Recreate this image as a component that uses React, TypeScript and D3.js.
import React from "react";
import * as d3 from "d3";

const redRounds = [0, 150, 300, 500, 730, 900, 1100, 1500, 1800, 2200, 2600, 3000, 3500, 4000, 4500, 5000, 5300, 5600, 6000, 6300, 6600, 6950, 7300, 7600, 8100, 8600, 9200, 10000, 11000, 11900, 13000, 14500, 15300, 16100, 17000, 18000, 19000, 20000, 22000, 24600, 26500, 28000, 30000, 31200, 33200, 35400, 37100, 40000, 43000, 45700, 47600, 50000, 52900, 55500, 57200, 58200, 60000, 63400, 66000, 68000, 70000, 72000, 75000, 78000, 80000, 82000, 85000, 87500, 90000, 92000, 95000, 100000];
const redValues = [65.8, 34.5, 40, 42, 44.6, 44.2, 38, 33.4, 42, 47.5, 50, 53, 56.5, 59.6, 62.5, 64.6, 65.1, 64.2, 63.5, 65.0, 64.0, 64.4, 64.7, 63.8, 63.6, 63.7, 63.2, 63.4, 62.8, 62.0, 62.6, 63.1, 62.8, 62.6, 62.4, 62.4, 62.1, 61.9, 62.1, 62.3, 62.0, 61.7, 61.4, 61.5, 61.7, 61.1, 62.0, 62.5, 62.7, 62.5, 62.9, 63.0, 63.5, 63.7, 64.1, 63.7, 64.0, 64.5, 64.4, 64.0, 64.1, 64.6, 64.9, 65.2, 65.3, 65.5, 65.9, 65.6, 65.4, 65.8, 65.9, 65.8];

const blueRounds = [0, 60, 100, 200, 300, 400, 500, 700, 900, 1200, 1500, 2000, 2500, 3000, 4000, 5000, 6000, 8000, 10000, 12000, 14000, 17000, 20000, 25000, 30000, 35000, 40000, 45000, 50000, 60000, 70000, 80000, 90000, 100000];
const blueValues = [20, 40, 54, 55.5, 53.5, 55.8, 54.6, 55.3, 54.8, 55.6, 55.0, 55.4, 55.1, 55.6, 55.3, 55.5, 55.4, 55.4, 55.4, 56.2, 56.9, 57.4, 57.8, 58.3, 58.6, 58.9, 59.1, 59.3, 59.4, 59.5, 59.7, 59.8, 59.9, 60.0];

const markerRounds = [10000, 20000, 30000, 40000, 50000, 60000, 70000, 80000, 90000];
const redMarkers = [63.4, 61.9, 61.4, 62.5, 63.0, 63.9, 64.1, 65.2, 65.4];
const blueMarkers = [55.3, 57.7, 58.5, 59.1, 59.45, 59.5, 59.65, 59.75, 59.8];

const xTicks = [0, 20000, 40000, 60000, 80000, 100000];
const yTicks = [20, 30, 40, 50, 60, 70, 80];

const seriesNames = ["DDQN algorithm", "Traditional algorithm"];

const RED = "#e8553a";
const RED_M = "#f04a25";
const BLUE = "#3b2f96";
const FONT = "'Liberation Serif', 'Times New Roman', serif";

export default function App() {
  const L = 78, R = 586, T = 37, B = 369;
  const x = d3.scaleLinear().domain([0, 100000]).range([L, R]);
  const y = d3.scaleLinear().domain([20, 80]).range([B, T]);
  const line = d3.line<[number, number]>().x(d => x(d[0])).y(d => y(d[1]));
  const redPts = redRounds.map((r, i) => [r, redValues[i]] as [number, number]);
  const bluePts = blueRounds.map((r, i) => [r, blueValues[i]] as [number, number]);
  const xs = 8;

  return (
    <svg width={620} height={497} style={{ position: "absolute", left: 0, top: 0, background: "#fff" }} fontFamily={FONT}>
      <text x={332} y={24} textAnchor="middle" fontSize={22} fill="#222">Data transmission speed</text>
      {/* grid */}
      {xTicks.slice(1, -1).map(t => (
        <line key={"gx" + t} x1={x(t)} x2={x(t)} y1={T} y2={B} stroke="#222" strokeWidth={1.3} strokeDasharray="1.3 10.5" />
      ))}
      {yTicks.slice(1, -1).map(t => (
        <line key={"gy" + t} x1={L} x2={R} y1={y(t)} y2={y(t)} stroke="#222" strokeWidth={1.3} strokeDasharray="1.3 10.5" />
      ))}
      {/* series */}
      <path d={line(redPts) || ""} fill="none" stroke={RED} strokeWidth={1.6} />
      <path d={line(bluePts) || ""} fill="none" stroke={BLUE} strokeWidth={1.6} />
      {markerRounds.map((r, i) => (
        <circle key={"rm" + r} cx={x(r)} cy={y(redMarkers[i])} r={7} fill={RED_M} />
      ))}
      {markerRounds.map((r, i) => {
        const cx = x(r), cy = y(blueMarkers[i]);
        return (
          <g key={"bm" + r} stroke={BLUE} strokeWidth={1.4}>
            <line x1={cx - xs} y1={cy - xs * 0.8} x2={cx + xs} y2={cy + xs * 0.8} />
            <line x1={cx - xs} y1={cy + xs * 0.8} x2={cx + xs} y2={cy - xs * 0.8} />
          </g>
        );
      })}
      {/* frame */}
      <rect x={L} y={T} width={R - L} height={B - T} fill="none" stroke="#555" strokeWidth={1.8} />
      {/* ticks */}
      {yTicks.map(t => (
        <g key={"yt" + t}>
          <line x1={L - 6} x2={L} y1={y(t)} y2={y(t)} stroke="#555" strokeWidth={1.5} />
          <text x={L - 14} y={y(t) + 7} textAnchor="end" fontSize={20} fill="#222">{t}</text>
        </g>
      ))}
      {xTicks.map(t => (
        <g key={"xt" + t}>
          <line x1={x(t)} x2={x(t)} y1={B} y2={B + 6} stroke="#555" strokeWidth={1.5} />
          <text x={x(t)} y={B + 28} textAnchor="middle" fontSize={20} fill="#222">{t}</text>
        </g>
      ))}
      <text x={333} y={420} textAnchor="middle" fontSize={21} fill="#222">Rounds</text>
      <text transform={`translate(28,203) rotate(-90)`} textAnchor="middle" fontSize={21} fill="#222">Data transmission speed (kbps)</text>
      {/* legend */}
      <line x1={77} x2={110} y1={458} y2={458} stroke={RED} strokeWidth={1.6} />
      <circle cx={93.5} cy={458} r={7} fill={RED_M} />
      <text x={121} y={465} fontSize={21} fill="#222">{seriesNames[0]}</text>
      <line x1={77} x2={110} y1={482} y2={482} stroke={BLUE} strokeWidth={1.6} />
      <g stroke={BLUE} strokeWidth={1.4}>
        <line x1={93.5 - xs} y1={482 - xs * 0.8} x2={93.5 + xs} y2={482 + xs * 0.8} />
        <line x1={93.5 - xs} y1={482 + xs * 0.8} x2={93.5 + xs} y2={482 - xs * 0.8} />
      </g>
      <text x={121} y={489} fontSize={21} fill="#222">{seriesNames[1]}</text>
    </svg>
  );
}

Aim -> All the data must be duplicated exactly, with nothing added or removed.

Exercise solution ->
Recreate this image as a component that uses React, TypeScript and D3.js.
import React from "react";
import * as d3 from "d3";

const redRounds = [0, 150, 300, 500, 730, 900, 1100, 1500, 1800, 2200, 2600, 3000, 3500, 4000, 4500, 5000, 5300, 5600, 6000, 6300, 6600, 6950, 7300, 7600, 8100, 8600, 9200, 10000, 11000, 11900, 13000, 14500, 15300, 16100, 17000, 18000, 19000, 20000, 22000, 24600, 26500, 28000, 30000, 31200, 33200, 35400, 37100, 40000, 43000, 45700, 47600, 50000, 52900, 55500, 57200, 58200, 60000, 63400, 66000, 68000, 70000, 72000, 75000, 78000, 80000, 82000, 85000, 87500, 90000, 92000, 95000, 100000];
const redValues = [65.8, 34.5, 40, 42, 44.6, 44.2, 38, 33.4, 42, 47.5, 50, 53, 56.5, 59.6, 62.5, 64.6, 65.1, 64.2, 63.5, 65.0, 64.0, 64.4, 64.7, 63.8, 63.6, 63.7, 63.2, 63.4, 62.8, 62.0, 62.6, 63.1, 62.8, 62.6, 62.4, 62.4, 62.1, 61.9, 62.1, 62.3, 62.0, 61.7, 61.4, 61.5, 61.7, 61.1, 62.0, 62.5, 62.7, 62.5, 62.9, 63.0, 63.5, 63.7, 64.1, 63.7, 64.0, 64.5, 64.4, 64.0, 64.1, 64.6, 64.9, 65.2, 65.3, 65.5, 65.9, 65.6, 65.4, 65.8, 65.9, 65.8];

const blueRounds = [0, 60, 100, 200, 300, 400, 500, 700, 900, 1200, 1500, 2000, 2500, 3000, 4000, 5000, 6000, 8000, 10000, 12000, 14000, 17000, 20000, 25000, 30000, 35000, 40000, 45000, 50000, 60000, 70000, 80000, 90000, 100000];
const blueValues = [20, 40, 54, 55.5, 53.5, 55.8, 54.6, 55.3, 54.8, 55.6, 55.0, 55.4, 55.1, 55.6, 55.3, 55.5, 55.4, 55.4, 55.4, 56.2, 56.9, 57.4, 57.8, 58.3, 58.6, 58.9, 59.1, 59.3, 59.4, 59.5, 59.7, 59.8, 59.9, 60.0];

const markerRounds = [10000, 20000, 30000, 40000, 50000, 60000, 70000, 80000, 90000];
const redMarkers = [63.4, 61.9, 61.4, 62.5, 63.0, 63.9, 64.1, 65.2, 65.4];
const blueMarkers = [55.3, 57.7, 58.5, 59.1, 59.45, 59.5, 59.65, 59.75, 59.8];

const xTicks = [0, 20000, 40000, 60000, 80000, 100000];
const yTicks = [20, 30, 40, 50, 60, 70, 80];

const seriesNames = ["DDQN algorithm", "Traditional algorithm"];

const RED = "#e8553a";
const RED_M = "#f04a25";
const BLUE = "#3b2f96";
const FONT = "'Liberation Serif', 'Times New Roman', serif";

export default function App() {
  const L = 78, R = 586, T = 37, B = 369;
  const x = d3.scaleLinear().domain([0, 100000]).range([L, R]);
  const y = d3.scaleLinear().domain([20, 80]).range([B, T]);
  const line = d3.line<[number, number]>().x(d => x(d[0])).y(d => y(d[1]));
  const redPts = redRounds.map((r, i) => [r, redValues[i]] as [number, number]);
  const bluePts = blueRounds.map((r, i) => [r, blueValues[i]] as [number, number]);
  const xs = 8;

  return (
    <svg width={620} height={497} style={{ position: "absolute", left: 0, top: 0, background: "#fff" }} fontFamily={FONT}>
      <text x={332} y={24} textAnchor="middle" fontSize={22} fill="#222">Data transmission speed</text>
      {/* grid */}
      {xTicks.slice(1, -1).map(t => (
        <line key={"gx" + t} x1={x(t)} x2={x(t)} y1={T} y2={B} stroke="#222" strokeWidth={1.3} strokeDasharray="1.3 10.5" />
      ))}
      {yTicks.slice(1, -1).map(t => (
        <line key={"gy" + t} x1={L} x2={R} y1={y(t)} y2={y(t)} stroke="#222" strokeWidth={1.3} strokeDasharray="1.3 10.5" />
      ))}
      {/* series */}
      <path d={line(redPts) || ""} fill="none" stroke={RED} strokeWidth={1.6} />
      <path d={line(bluePts) || ""} fill="none" stroke={BLUE} strokeWidth={1.6} />
      {markerRounds.map((r, i) => (
        <circle key={"rm" + r} cx={x(r)} cy={y(redMarkers[i])} r={7} fill={RED_M} />
      ))}
      {markerRounds.map((r, i) => {
        const cx = x(r), cy = y(blueMarkers[i]);
        return (
          <g key={"bm" + r} stroke={BLUE} strokeWidth={1.4}>
            <line x1={cx - xs} y1={cy - xs * 0.8} x2={cx + xs} y2={cy + xs * 0.8} />
            <line x1={cx - xs} y1={cy + xs * 0.8} x2={cx + xs} y2={cy - xs * 0.8} />
          </g>
        );
      })}
      {/* frame */}
      <rect x={L} y={T} width={R - L} height={B - T} fill="none" stroke="#555" strokeWidth={1.8} />
      {/* ticks */}
      {yTicks.map(t => (
        <g key={"yt" + t}>
          <line x1={L - 6} x2={L} y1={y(t)} y2={y(t)} stroke="#555" strokeWidth={1.5} />
          <text x={L - 14} y={y(t) + 7} textAnchor="end" fontSize={20} fill="#222">{t}</text>
        </g>
      ))}
      {xTicks.map(t => (
        <g key={"xt" + t}>
          <line x1={x(t)} x2={x(t)} y1={B} y2={B + 6} stroke="#555" strokeWidth={1.5} />
          <text x={x(t)} y={B + 28} textAnchor="middle" fontSize={20} fill="#222">{t}</text>
        </g>
      ))}
      <text x={333} y={420} textAnchor="middle" fontSize={21} fill="#222">Rounds</text>
      <text transform={`translate(28,203) rotate(-90)`} textAnchor="middle" fontSize={21} fill="#222">Data transmission speed (kbps)</text>
      {/* legend */}
      <line x1={77} x2={110} y1={458} y2={458} stroke={RED} strokeWidth={1.6} />
      <circle cx={93.5} cy={458} r={7} fill={RED_M} />
      <text x={121} y={465} fontSize={21} fill="#222">{seriesNames[0]}</text>
      <line x1={77} x2={110} y1={482} y2={482} stroke={BLUE} strokeWidth={1.6} />
      <g stroke={BLUE} strokeWidth={1.4}>
        <line x1={93.5 - xs} y1={482 - xs * 0.8} x2={93.5 + xs} y2={482 + xs * 0.8} />
        <line x1={93.5 - xs} y1={482 + xs * 0.8} x2={93.5 + xs} y2={482 - xs * 0.8} />
      </g>
      <text x={121} y={489} fontSize={21} fill="#222">{seriesNames[1]}</text>
    </svg>
  );
}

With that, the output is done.